The only time I buy clothes is if I am going to an event. Which it is pitiful because I really need some work clothes in a bad way. I refuse to buy them until I get to my goal weight. Plus I work in an office with women and a bunch of married men. Who cares how I look going to work. I know I don’t.
Electronics has never been my thing. Other than the Sims 3 game I refuse to figure out anything electronic. I don’t even have a DVR because I don’t want to pay for it. The new Sims game is coming out next week. I was always going to purchase it regardless of it being my birthday. So that isn’t anything special.
Furniture, Other than my bedroom set everything in my house was given to me. I only spent about 900 bucks on the whole set. So clearly furniture isn’t my thing either.

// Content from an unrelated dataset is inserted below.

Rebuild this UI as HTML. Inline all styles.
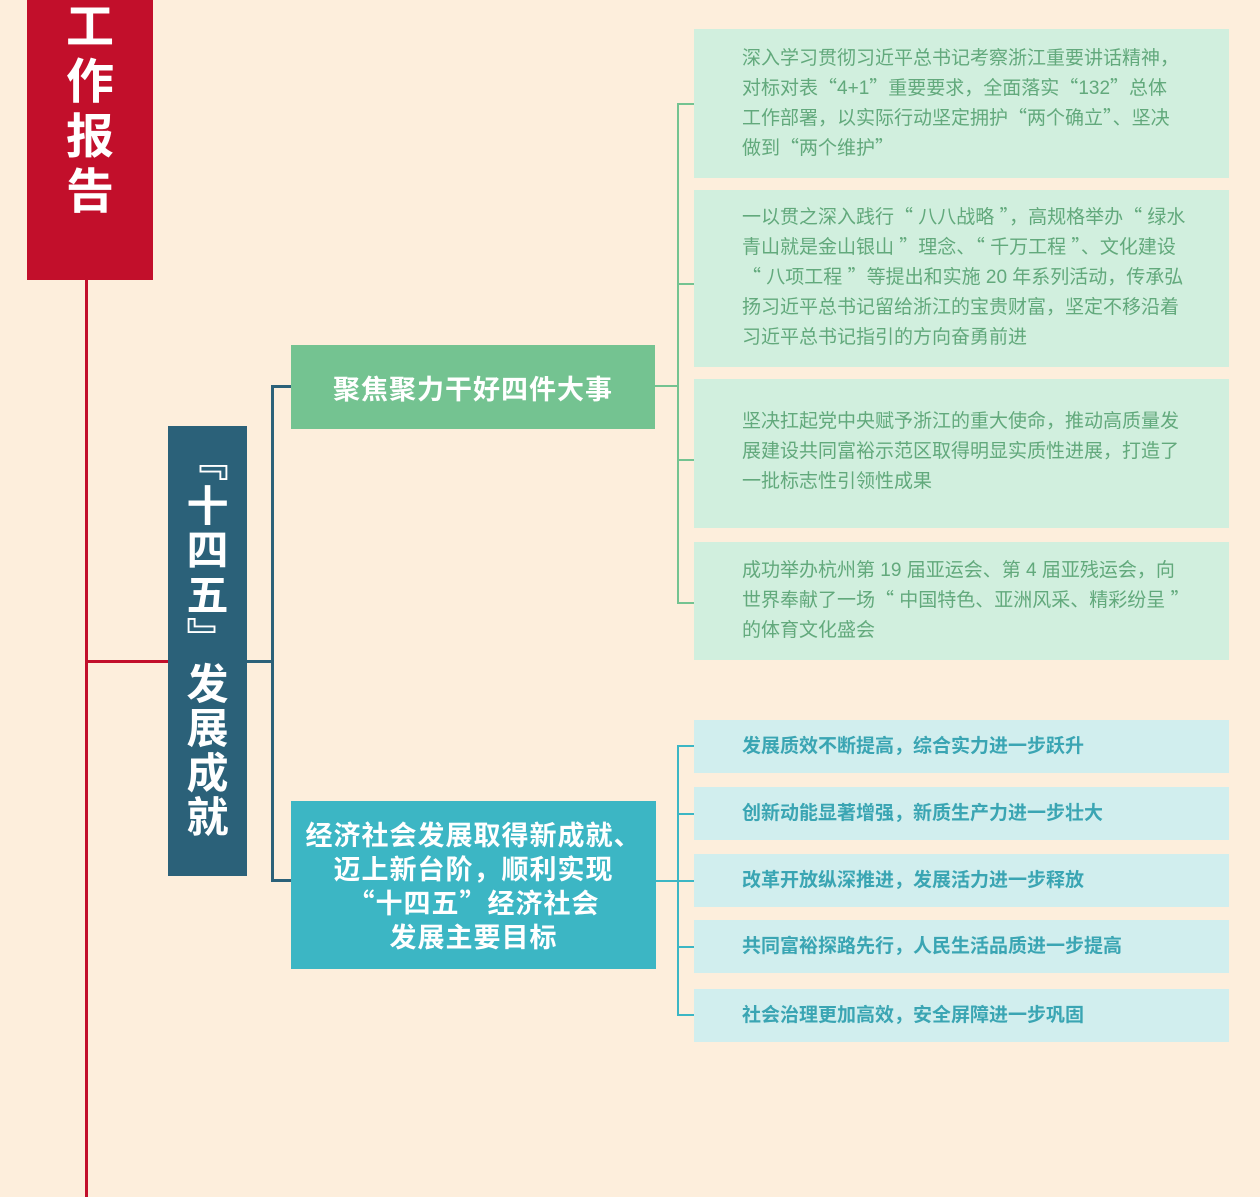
<!DOCTYPE html>
<html><head><meta charset="utf-8"><style>
*{margin:0;padding:0;box-sizing:border-box}
body{width:1260px;height:1197px;background:#fdeedc;position:relative;overflow:hidden;font-family:"Liberation Sans","Noto Sans CJK SC",sans-serif}
.a{position:absolute}
.q{font-family:"Noto Sans CJK SC",sans-serif;line-height:1}
.red{left:27px;top:0;width:126px;height:280px;background:#c20f2b;color:#fff;font-weight:bold;font-size:48px;line-height:55px;text-align:center;padding-top:0}
.blue{left:168px;top:426px;width:79px;height:450px;background:#2b6179;color:#fff;font-weight:bold;font-size:42px;font-family:"Noto Sans CJK SC",sans-serif;padding-top:11px}
.blue div{height:44.5px;line-height:44.5px;text-align:center}
.g{left:291px;top:345px;width:364px;height:84px;background:#74c391;color:#fff;font-weight:bold;font-size:27px;letter-spacing:1px;display:flex;align-items:center;justify-content:center}
.t{left:291px;top:801px;width:365px;height:168px;background:#3cb6c4;color:#fff;font-weight:bold;font-size:27px;letter-spacing:1px;line-height:34px;text-align:center;padding-top:18px}
.gb{left:694px;width:535px;background:#d1efde;color:#62a97c;font-size:19px;line-height:30px;padding-left:48px;white-space:nowrap}
.tb{left:694px;width:535px;height:53px;background:#d1eeee;color:#3aa5b3;font-weight:bold;font-size:19px;line-height:53px;padding-left:48px}
.l{position:absolute}
</style></head><body>
<div class="a red">工<br>作<br>报<br>告</div>
<div class="l" style="left:85px;top:280px;width:3px;height:917px;background:#c20f2b"></div>
<div class="l" style="left:85px;top:660px;width:83px;height:3px;background:#c20f2b"></div>
<div class="a blue"><div>﹃</div><div>十</div><div>四</div><div>五</div><div>﹄</div><div>发</div><div>展</div><div>成</div><div>就</div></div>
<div class="l" style="left:247px;top:660px;width:26px;height:3px;background:#2b6179"></div>
<div class="l" style="left:271px;top:385px;width:3px;height:497px;background:#2b6179"></div>
<div class="l" style="left:271px;top:385px;width:20px;height:3px;background:#2b6179"></div>
<div class="l" style="left:271px;top:879px;width:20px;height:3px;background:#2b6179"></div>
<div class="a g">聚焦聚力干好四件大事</div>
<div class="a t">经济社会发展取得新成就、<br>迈上新台阶，顺利实现<br><span class="q">“</span>十四五<span class="q">”</span>经济社会<br>发展主要目标</div>
<div class="l" style="left:655px;top:385px;width:24px;height:2px;background:#74c391"></div>
<div class="l" style="left:677px;top:104px;width:2px;height:500px;background:#74c391"></div>
<div class="l" style="left:677px;top:103px;width:17px;height:2px;background:#74c391"></div>
<div class="l" style="left:677px;top:283px;width:17px;height:2px;background:#74c391"></div>
<div class="l" style="left:677px;top:459px;width:17px;height:2px;background:#74c391"></div>
<div class="l" style="left:677px;top:602px;width:17px;height:2px;background:#74c391"></div>
<div class="a gb" style="top:29px;height:149px;padding-top:15px">深入学习贯彻习近平总书记考察浙江重要讲话精神，<br>对标对表<span class="q">“</span>4+1<span class="q">”</span>重要要求，全面落实<span class="q">“</span>132<span class="q">”</span>总体<br>工作部署，以实际行动坚定拥护<span class="q">“</span>两个确立<span class="q">”</span>、坚决<br>做到<span class="q">“</span>两个维护<span class="q">”</span></div>
<div class="a gb" style="top:190px;height:177px;padding-top:13px">一以贯之深入践行<span class="q">“</span> 八八战略 <span class="q">”</span>，高规格举办<span class="q">“</span> 绿水<br>青山就是金山银山 <span class="q">”</span>理念、<span class="q">“</span> 千万工程 <span class="q">”</span>、文化建设<br><span class="q">“</span> 八项工程 <span class="q">”</span>等提出和实施 20 年系列活动，传承弘<br>扬习近平总书记留给浙江的宝贵财富，坚定不移沿着<br>习近平总书记指引的方向奋勇前进</div>
<div class="a gb" style="top:379px;height:149px;padding-top:28px">坚决扛起党中央赋予浙江的重大使命，推动高质量发<br>展建设共同富裕示范区取得明显实质性进展，打造了<br>一批标志性引领性成果</div>
<div class="a gb" style="top:542px;height:118px;padding-top:14px">成功举办杭州第 19 届亚运会、第 4 届亚残运会，向<br>世界奉献了一场<span class="q">“</span> 中国特色、亚洲风采、精彩纷呈 <span class="q">”</span><br>的体育文化盛会</div>
<div class="l" style="left:656px;top:880px;width:23px;height:2px;background:#3cb6c4"></div>
<div class="l" style="left:677px;top:746px;width:2px;height:270px;background:#3cb6c4"></div>
<div class="l" style="left:677px;top:745px;width:17px;height:2px;background:#3cb6c4"></div>
<div class="l" style="left:677px;top:813px;width:17px;height:2px;background:#3cb6c4"></div>
<div class="l" style="left:677px;top:880px;width:17px;height:2px;background:#3cb6c4"></div>
<div class="l" style="left:677px;top:946px;width:17px;height:2px;background:#3cb6c4"></div>
<div class="l" style="left:677px;top:1014px;width:17px;height:2px;background:#3cb6c4"></div>
<div class="a tb" style="top:720px">发展质效不断提高，综合实力进一步跃升</div>
<div class="a tb" style="top:787px">创新动能显著增强，新质生产力进一步壮大</div>
<div class="a tb" style="top:854px">改革开放纵深推进，发展活力进一步释放</div>
<div class="a tb" style="top:920px">共同富裕探路先行，人民生活品质进一步提高</div>
<div class="a tb" style="top:989px">社会治理更加高效，安全屏障进一步巩固</div>
</body></html>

I have nothing I am motivated to buy or do. I could get a Mani, Pedi. I don’t feel like it. So that wouldn’t work.
Today is my father’s birthday also. I was born on his 30th birthday. So he is 67 today. I am a horrible daughter. I totally flaked on the card. Oh well I am sure he will live. He did send me a text saying Happy Birthday and of course I replied.
It is too funny that my father learned to text. When my mother finally learns I think hell would have frozen over.
I really want to rewind the clock ten years. Can I have that? Can anyone make that happen?
If I didn’t own this house in this blood sucking housing market I could make my dreams come true. As far as the baby is concerned. The man situation is something beyond my control.
My irrational playing of scratch tickets is not getting me closer to a baby. I was reading the news. This woman won 100,000 and then a million on scratch tickets. The same woman. I am like damn really. I didn’t need to hear that.
That crap is so random. I feel like my life has been so random lately. I did go to a party this weekend. A big waste of time. It was posted on this dating website. These folks were so beyond my age bracket. I should have given my mother the invite.
I am leaving work early and try to have a decent birthday. Wish me luck!!